Dynamic recursive decoupling method for closed-loop flexible mechanical systems

Abstract

In this paper, a new method for the dynamic analysis of a closed-loop flexible kinematic mechanical system is presented. The kinematic and force models are developed using absolute reference, joint relative, and elastic coordinates as well as joint reaction forces. This recursive formulation leads to a system of loosely coupled equations of motion. In a closed-loop kinematic chain, cuts are made at selected auxiliary joints in order to form spanning tree structures. Compatibility conditions and reaction force relationships at the auxiliary joints are adjoined to the equations of open-loop mechanical systems in order to form closed-loop dynamic equations.

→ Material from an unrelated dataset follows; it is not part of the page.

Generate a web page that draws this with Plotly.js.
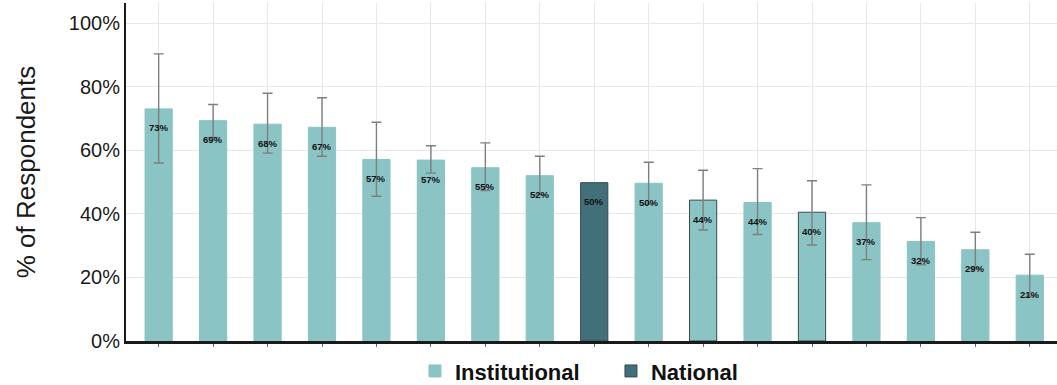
<!DOCTYPE html>
<html>
<head>
<meta charset="utf-8">
<script src="https://cdn.plot.ly/plotly-3.0.1.min.js"></script>
<style>html,body{margin:0;padding:0;background:#fff;}#chart{width:1057px;height:385px;}</style>
</head>
<body>
<div id="chart"></div>
<script>
const groups = ["Institutional","Institutional","Institutional","Institutional","Institutional","Institutional","Institutional","Institutional","National","Institutional","Institutional","Institutional","Institutional","Institutional","Institutional","Institutional","Institutional"];
const values = [73, 69.3, 68.2, 67.2, 57.1, 56.9, 54.5, 52.0, 49.8, 49.6, 44.3, 43.6, 40.5, 37.2, 31.3, 28.7, 20.7];
const labels = ["73%","69%","68%","67%","57%","57%","55%","52%","50%","50%","44%","44%","40%","37%","32%","29%","21%"];
const upper = [90.3, 74.4, 77.9, 76.5, 68.8, 61.4, 62.3, 58.1, null, 56.2, 53.7, 54.2, 50.4, 49.1, 38.8, 34.2, 27.3];
const lower = [56.0, 64.0, 59.1, 58.1, 45.5, 52.8, 47.3, 46.0, null, 43.0, 34.9, 33.5, 30.2, 25.6, 24.0, 23.0, 14.0];
const outlined = [false,false,false,false,false,false,false,false,true,false,true,false,true,false,false,false,false];
const yTicks = [0, 20, 40, 60, 80, 100];

const colors = {Institutional: "#8ac4c4", National: "#41707a"};
const idx = values.map((_, i) => i);

function makeTrace(name) {
  const ii = idx.filter(i => groups[i] === name);
  const hasErr = ii.some(i => upper[i] !== null);
  const t = {
    type: "bar",
    name: name,
    x: ii,
    y: ii.map(i => values[i]),
    width: 0.5,
    marker: {
      color: colors[name],
      line: {color: ii.map(i => outlined[i] ? "#3a4a4d" : colors[name]), width: 1}
    },
    hoverinfo: "skip"
  };
  if (hasErr) {
    t.error_y = {
      type: "data", symmetric: false,
      array: ii.map(i => upper[i] - values[i]),
      arrayminus: ii.map(i => values[i] - lower[i]),
      color: "#7f7f7f", thickness: 1.4, width: 5
    };
  }
  return t;
}

const traces = [makeTrace("Institutional"), makeTrace("National")];

const annotations = idx.map(i => ({
  x: i, y: values[i], xref: "x", yref: "y",
  text: labels[i], showarrow: false, yshift: -19,
  font: {family: "Liberation Sans, Arial, sans-serif", size: 9.5, color: "#111", weight: "bold"}
}));

const layout = {
  width: 1057, height: 385,
  margin: {l: 126, r: 0, t: 3, b: 44, autoexpand: false},
  paper_bgcolor: "#fff", plot_bgcolor: "#fff",
  barmode: "overlay",
  showlegend: true,
  legend: {
    orientation: "h", x: 0.3104, xanchor: "left", y: -0.027, yanchor: "top",
    entrywidth: 151, entrywidthmode: "pixels",
    font: {family: "Liberation Sans, Arial, sans-serif", size: 22, color: "#111", weight: "bold"},
    traceorder: "normal"
  },
  xaxis: {
    range: [-0.6, 16.5],
    tickvals: idx, ticktext: idx.map(() => ""),
    ticks: "outside", ticklen: 3, tickcolor: "#666", tickwidth: 1,
    showgrid: true, gridcolor: "#e8e8e8", gridwidth: 1,
    showline: true, linecolor: "#1a1a1a", linewidth: 2.5,
    zeroline: false, fixedrange: true
  },
  yaxis: {
    range: [0, 106.3],
    tickvals: yTicks, ticktext: yTicks.map(v => v + "%"),
    tickfont: {family: "Liberation Sans, Arial, sans-serif", size: 20, color: "#1a1a1a"},
    ticks: "", ticklen: 0,
    showgrid: true, gridcolor: "#e8e8e8", gridwidth: 1,
    showline: true, linecolor: "#1a1a1a", linewidth: 2,
    zeroline: false, fixedrange: true,
    title: {text: "% of Respondents", standoff: 26,
      font: {family: "Liberation Sans, Arial, sans-serif", size: 26, color: "#1a1a1a"}}
  },
  annotations: annotations
};

Plotly.newPlot("chart", traces, layout, {displayModeBar: false, staticPlot: true});
</script>
</body>
</html>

Using the sparse matrix structure of these equations and the fact that the joint reaction forces associated with elastic degrees of freedom do not represent independent variables, a method for decoupling the joint and elastic accelerations is developed. Unlike existing recursive formulations, this method does not require inverse or factorization of large non-linear matrices. It leads to small systems of equations whose dimensions are independent of the number of elastic degrees of freedom. The application of dynamic decoupling method in dynamic analysis of closed-loop deformable multibody systems is also discussed in this paper. The use of the numerical algorithm developed in this investigation is illustrated by a closed-loop flexible four-bar mechanism.